'No state funds' for threatened Kellingley Colliery
The business secretary has said giving government funds to keep a North Yorkshire coal mine open "wouldn't be good value for money".
However, Vince Cable said the government was proposing a £10m loan to avoid a sudden, "brutal closure" of Kellingley Colliery.
Last week the mine's owners UK Coal held talks with Energy Secretary Matthew Hancock about extra state aid.
The pit is scheduled to close in 2015, with the loss of 700 jobs.
UK Coal said it was discussing the terms of the £10m loan from the government to allow a "managed closure" of the mine and Thoresby Colliery in Nottinghamshire.
Comments 'a disgrace'
Speaking during a visit to Yorkshire, Mr Cable said that the mines had "no long-term future unless very large amounts of taxpayers' money are involved".

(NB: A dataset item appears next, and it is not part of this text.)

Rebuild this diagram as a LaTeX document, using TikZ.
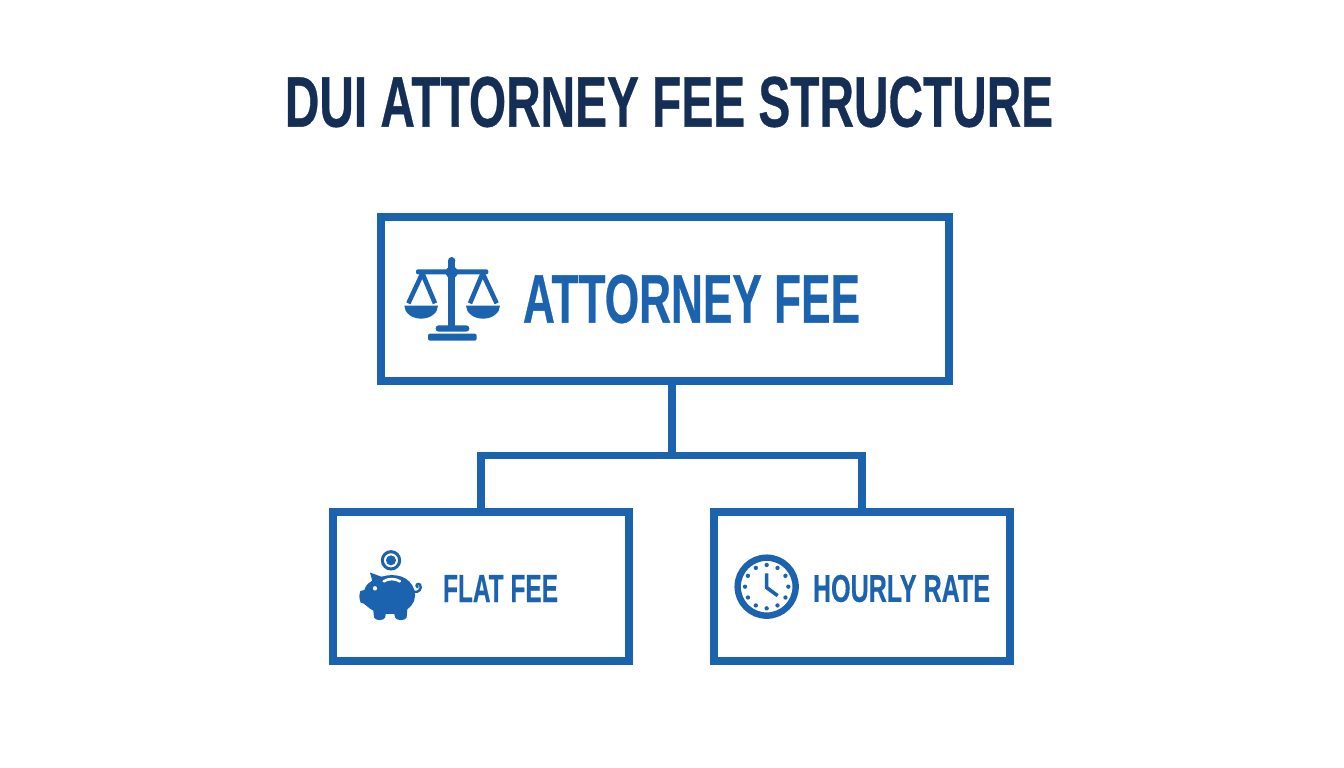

He said: "Given the pressures on the government's budget and the fact that £100m could do a whole lot of other things supporting jobs in growth industries we've taken the view that wouldn't be good value for money."
Mr Cable's department is responsible for any decision on state aid for the mines.
Last month, the National Union of Mineworkers (NUM) dropped a plan to organise an employee buyout of the mine.
Chris Kitchen, from the NUM, described Mr Cable's comments as a "disgrace".
"We haven't even had UK Coal put in an application for state aid and he's already saying he is not in favour of it, " he said.
"We've been pushing for a state aid application to be put in over six months ago.
"Six months ago it would have been value for money for the taxpayer."